Ever tell your kids you're glad that they can think?
Ever say you loved 'em? Ever let 'em watch you drink?
Ever wonder why your daughter looked so sad?
It's such a drag to have to love a plastic mom and dad
Mama! Mama!
Your child was killed in the park today
Shot by the cops as she quietly lay
By the side of the creeps she knew...
They killed her too
"Mom and Dad," too, sums up so much of Zappa's oeuvre. The melody is inviting and instantly hummable. The lyrics celebrate society's "freaks" and skewer hypocrisy and repression. However, uncharacteristically for Zappa, this song celebrates emotion. In its funereal tempo and tragic ending, it verges on melodrama. The sentimentality arrives from out of nowhere; you feel stunned; you can't quite believe what you've heard on a Zappa record ("Ever say you loved 'em?"!); and by then, the music has cut to something completely different.

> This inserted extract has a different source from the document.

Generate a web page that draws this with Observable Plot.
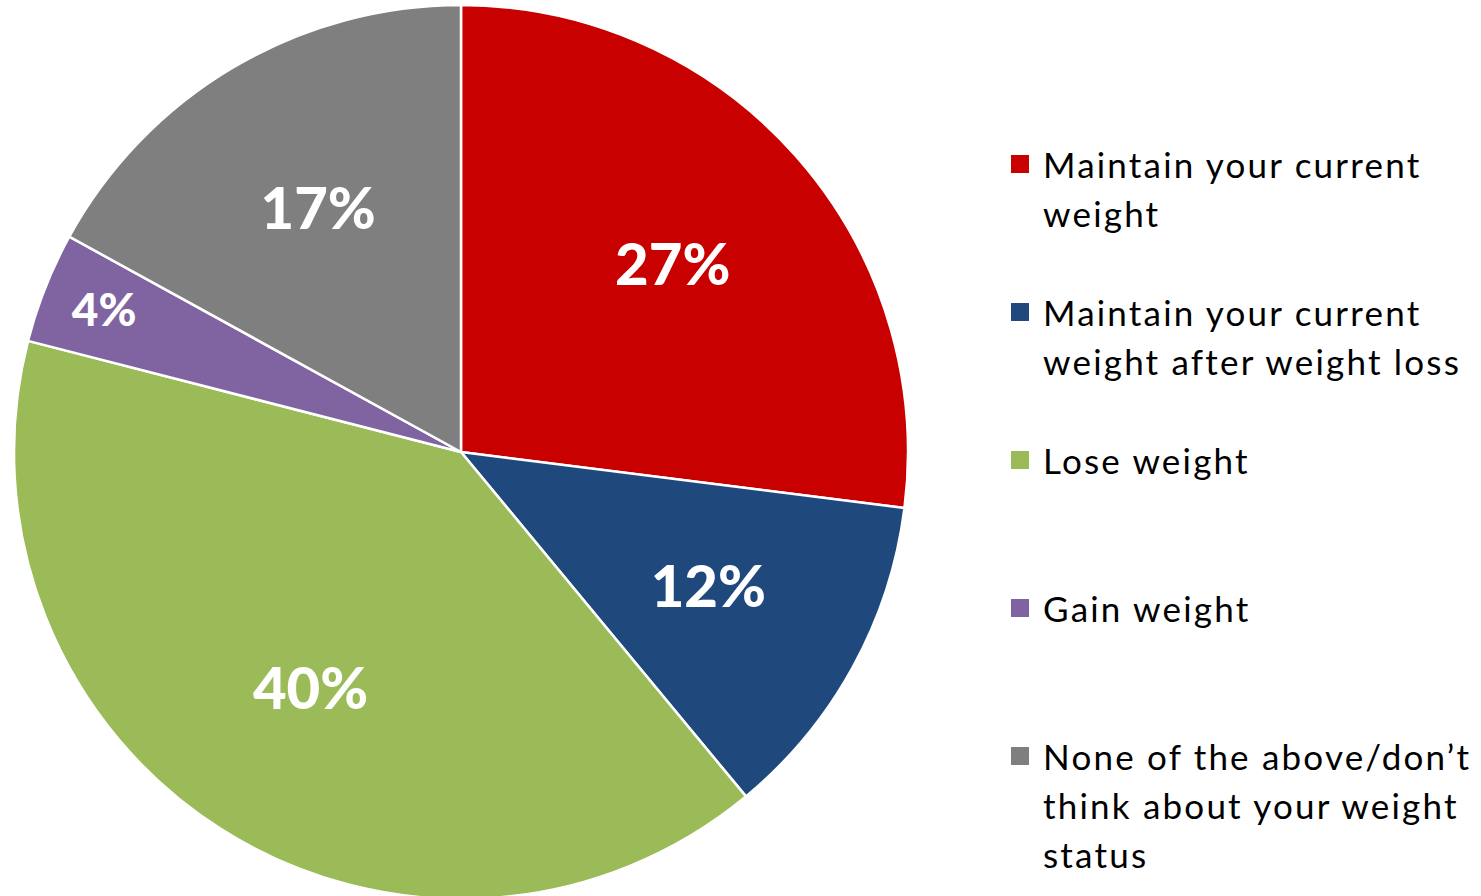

The selective listening that I'm advocating here goes against Zappa's presentation of his work. Beginning in the mid '60's, he referred to his corpus as the Project/Object and filled it with "conceptual continuity," or links between otherwise disparate parts. But "conceptual continuity" works better as a marketing ploy than as a vehicle for listening pleasure. Keep paying attention! Collect 'em all! Find the links! But since the parts of Zappa's vast catalog include so much crap, why bother? Become your own master. You are under no obligation to collect 'em all or to fill your head with junk. Zappa's official story encompasses all kinds of editing, and that editing continues in his absence. Particularly in these digital days, you have the power to assemble your own version of Zappa's work. In fact, you do the most justice to the wit and wisdom of Frank Zappa not by swallowing his whole megillah but by applying your critical thinking skills to whatever you consume by him or by anyone else. If you find merit in any of Zappa's music, you owe it to yourself to assemble a version you can live with. Let whatever aspect of his work appeals to you serve as your guiding light. If that means sanitizing the product, so be it. You owe it to Frank Zappa to save him for yourself and, perhaps, from himself.